The last three hundred years, says Prof Harari, has seen the rise of the humanist religions, religions which put humans at the center of the universe, and in effect, worship Homo sapiens. He sees three main flavors: liberal humanism, socialist humanism, and evolutionary humanism. Liberal humanism puts individual liberty first, which socialist humanism puts the good of society and equality of individuals first. Both of these, he says, are closely related to monotheism, with it's emphasis on the essential selfhood of the soul and the equality of souls before God.

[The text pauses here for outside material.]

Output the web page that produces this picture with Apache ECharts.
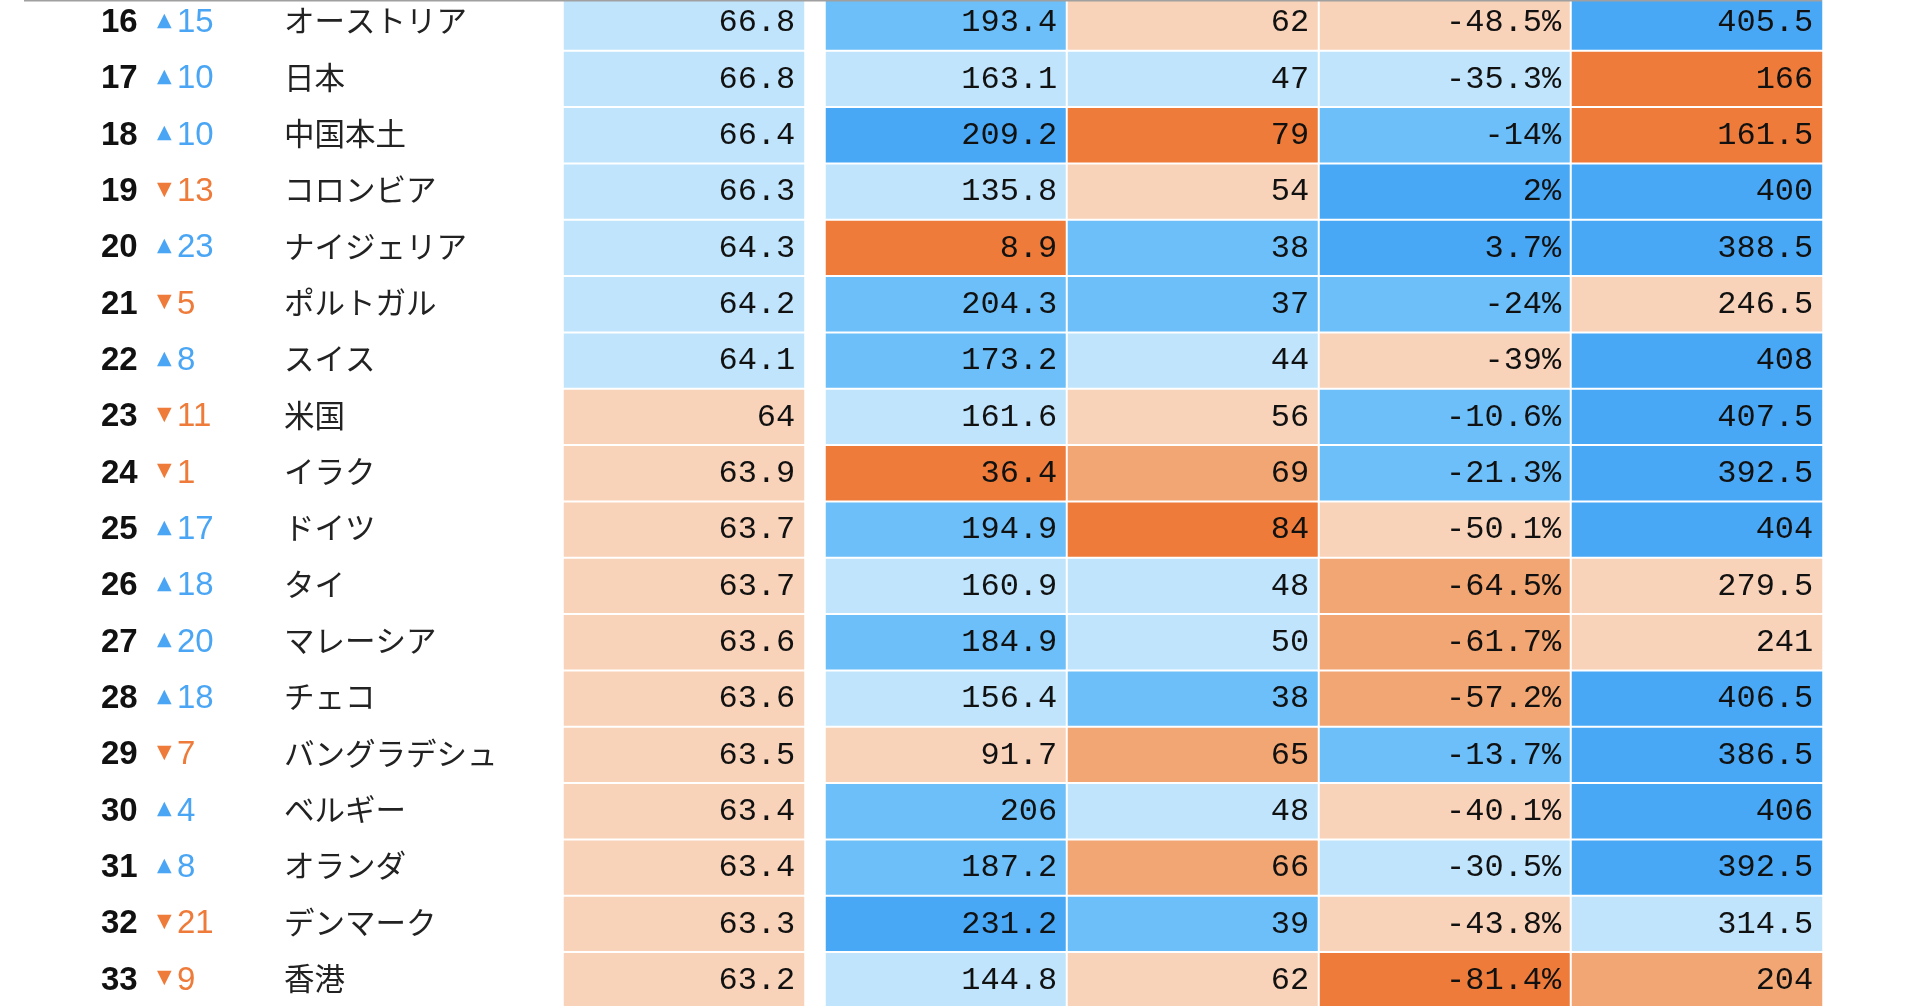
<!DOCTYPE html>
<html lang="ja">

<head>
    <meta charset="UTF-8" />
    <meta name="viewport" content="width=device-width, initial-scale=1.0" />
    <title>ランキング</title>
    <script src="https://cdn.jsdelivr.net/npm/echarts@6.0.0/dist/echarts.min.js"></script>
    <style>
        html, body { margin: 0; padding: 0; background: #fff; }
    </style>
</head>

<body>
    <div id="main" style="width: 1914px; height: 1006px;"></div>

    <script>
        // rows 16-33 of the ranking table
        const ranks = [16, 17, 18, 19, 20, 21, 22, 23, 24, 25, 26, 27, 28, 29, 30, 31, 32, 33];
        const changes = [15, 10, 10, -13, 23, -5, 8, -11, -1, 17, 18, 20, 18, -7, 4, 8, -21, -9];
        const names = ['オーストリア', '日本', '中国本土', 'コロンビア', 'ナイジェリア', 'ポルトガル', 'スイス', '米国', 'イラク',
            'ドイツ', 'タイ', 'マレーシア', 'チェコ', 'バングラデシュ', 'ベルギー', 'オランダ', 'デンマーク', '香港'];
        const scores = [66.8, 66.8, 66.4, 66.3, 64.3, 64.2, 64.1, 64, 63.9, 63.7, 63.7, 63.6, 63.6, 63.5, 63.4, 63.4, 63.3, 63.2];
        const colB = [193.4, 163.1, 209.2, 135.8, 8.9, 204.3, 173.2, 161.6, 36.4, 194.9, 160.9, 184.9, 156.4, 91.7, 206, 187.2, 231.2, 144.8];
        const colC = [62, 47, 79, 54, 38, 37, 44, 56, 69, 84, 48, 50, 38, 65, 48, 66, 39, 62];
        const colD = [-48.5, -35.3, -14, 2, 3.7, -24, -39, -10.6, -21.3, -50.1, -64.5, -61.7, -57.2, -13.7, -40.1, -30.5, -43.8, -81.4];
        const colE = [405.5, 166, 161.5, 400, 388.5, 246.5, 408, 407.5, 392.5, 404, 279.5, 241, 406.5, 386.5, 406, 392.5, 314.5, 204];

        const SB = '#48a8f6', MB = '#6cbff8', LB = '#bfe4fb';
        const PE = '#f8d2b9', MO = '#f2a673', SO = '#ee7b39';
        const UP = '#4aa6f5', DOWN = '#ee7b39';

        const rowKeys = ranks.map(String);
        const myChart = echarts.init(document.getElementById('main'));

        const gridTop = -5.3, gridHeight = 1014;
        const toCells = (arr, x) => arr.map((v, i) => [x, i, v]);

        const cellLabel = (suffix) => ({
            show: true,
            position: 'insideRight',
            distance: 11,
            fontFamily: 'Liberation Mono',
            fontSize: 32,
            color: '#111',
            formatter: (p) => p.value[2] + suffix
        });

        const hiddenY = (gi) => ({
            type: 'category', gridIndex: gi, data: rowKeys, inverse: true,
            axisLine: { show: false }, axisTick: { show: false }, axisLabel: { show: false }, splitLine: { show: false }
        });
        const hiddenX = (gi, n) => ({
            type: 'category', gridIndex: gi, data: Array.from({ length: n }, (_, k) => 'c' + k),
            show: false
        });

        const option = {
            backgroundColor: '#fff',
            animation: false,
            grid: [
                { left: 563, width: 242, top: gridTop, height: gridHeight, outerBoundsMode: 'none' },
                { left: 825, width: 242, top: gridTop, height: gridHeight, outerBoundsMode: 'none' },
                { left: 1067, width: 756, top: gridTop, height: gridHeight, outerBoundsMode: 'none' }
            ],
            xAxis: [hiddenX(0, 1), hiddenX(1, 1), hiddenX(2, 3)],
            yAxis: [
                {
                    type: 'category', gridIndex: 0, data: rowKeys, inverse: true,
                    axisLine: { show: false }, axisTick: { show: false }, splitLine: { show: false },
                    axisLabel: {
                        interval: 0,
                        align: 'left',
                        margin: 462,
                        formatter: (value, idx) => {
                            const c = changes[idx];
                            const up = c >= 0;
                            return '{rank|' + ranks[idx] + '}'
                                + (up ? '{triU|▲}{numU|' : '{triD|▼}{numD|') + Math.abs(c) + '}'
                                + '{name|' + names[idx] + '}';
                        },
                        rich: {
                            rank: { width: 56, fontFamily: 'Liberation Sans', fontWeight: 'bold', fontSize: 33, color: '#111' },
                            triU: { width: 20, fontFamily: 'DejaVu Sans', fontSize: 19, color: UP, padding: [0, 0, 4, 0] },
                            triD: { width: 20, fontFamily: 'DejaVu Sans', fontSize: 19, color: DOWN, padding: [0, 0, 4, 0] },
                            numU: { width: 107, fontFamily: 'Liberation Sans', fontSize: 33, color: UP },
                            numD: { width: 107, fontFamily: 'Liberation Sans', fontSize: 33, color: DOWN },
                            name: { fontFamily: 'Noto Sans CJK JP', fontSize: 30.5, color: '#222', padding: [0, 0, 4, 0] }
                        }
                    }
                },
                hiddenY(1),
                hiddenY(2)
            ],
            visualMap: [
                { show: false, seriesIndex: 0, type: 'piecewise', dimension: 2,
                    pieces: [{ gte: 64.05, color: LB }, { lt: 64.05, color: PE }] },
                { show: false, seriesIndex: 1, type: 'piecewise', dimension: 2,
                    pieces: [{ gte: 207, color: SB }, { gte: 170, lt: 207, color: MB }, { gte: 120, lt: 170, color: LB },
                        { gte: 70, lt: 120, color: PE }, { gte: 45, lt: 70, color: MO }, { lt: 45, color: SO }] },
                { show: false, seriesIndex: 2, type: 'piecewise', dimension: 2,
                    pieces: [{ lt: 36, color: SB }, { gte: 36, lt: 41, color: MB }, { gte: 41, lt: 52, color: LB },
                        { gte: 52, lt: 63.5, color: PE }, { gte: 63.5, lt: 75, color: MO }, { gte: 75, color: SO }] },
                { show: false, seriesIndex: 3, type: 'piecewise', dimension: 2,
                    pieces: [{ gte: 0, color: SB }, { gte: -27, lt: 0, color: MB }, { gte: -37, lt: -27, color: LB },
                        { gte: -52, lt: -37, color: PE }, { gte: -72, lt: -52, color: MO }, { lt: -72, color: SO }] },
                { show: false, seriesIndex: 4, type: 'piecewise', dimension: 2,
                    pieces: [{ gte: 360, color: SB }, { gte: 330, lt: 360, color: MB }, { gte: 300, lt: 330, color: LB },
                        { gte: 225, lt: 300, color: PE }, { gte: 185, lt: 225, color: MO }, { lt: 185, color: SO }] }
            ],
            series: [
                { type: 'heatmap', xAxisIndex: 0, yAxisIndex: 0, data: toCells(scores, 0), label: cellLabel(''),
                    itemStyle: { borderColor: '#fff', borderWidth: 2 } },
                { type: 'heatmap', xAxisIndex: 1, yAxisIndex: 1, data: toCells(colB, 0), label: cellLabel(''),
                    itemStyle: { borderColor: '#fff', borderWidth: 2 } },
                { type: 'heatmap', xAxisIndex: 2, yAxisIndex: 2, data: toCells(colC, 0), label: cellLabel(''),
                    itemStyle: { borderColor: '#fff', borderWidth: 2 } },
                { type: 'heatmap', xAxisIndex: 2, yAxisIndex: 2, data: toCells(colD, 1), label: cellLabel('%'),
                    itemStyle: { borderColor: '#fff', borderWidth: 2 } },
                { type: 'heatmap', xAxisIndex: 2, yAxisIndex: 2, data: toCells(colE, 2), label: cellLabel(''),
                    itemStyle: { borderColor: '#fff', borderWidth: 2 } }
            ],
            graphic: [
                { type: 'rect', z: 100, shape: { x: 24, y: 0, width: 1798, height: 1.5 }, style: { fill: '#a0a0a0' } }
            ]
        };

        myChart.setOption(option);
    </script>
</body>

</html>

What really interests him, though, is what he calls evolutionary humanism. He singles out the Nazis as exemplars of that doctrine. Nietzsche's name is never mentioned, but Harari's analysis notes the centrality of Nietzschean (plus a dash of Darwinian) ideas to their ideology. At the center of that ideology was the notion of perfecting the human race by elimination of the weak and unfit, thus gradually turning men into supermen. Of course Hitler thought the so-called Aryan race was the superior race, and he worked to eliminate not only inferior races but inferiors like the mentally ill and sickly from that race too.

Of course Hitler's racial ideas have been thoroughly discredited by subsequent scientific research, but Harari points out that they were far less outlandish in their time, a time when it was widely assumed (by White people) that other races were inferior and that mixing with them would pollute the "superior" strain. Such notions were nearly as popular in the scientific literature and government policies at the time as they were among the ignorantly bigoted masses.

Liberal humanism is clearly the dominant notion in the elite world today, but it's foundations look pretty vulnerable. Scientific research has failed to find anything that looks like a soul, and differences between humans and other animals look increasingly ephemeral. Law and society have failed to keep up with science, he thinks. The subject is to be revisited later in the course.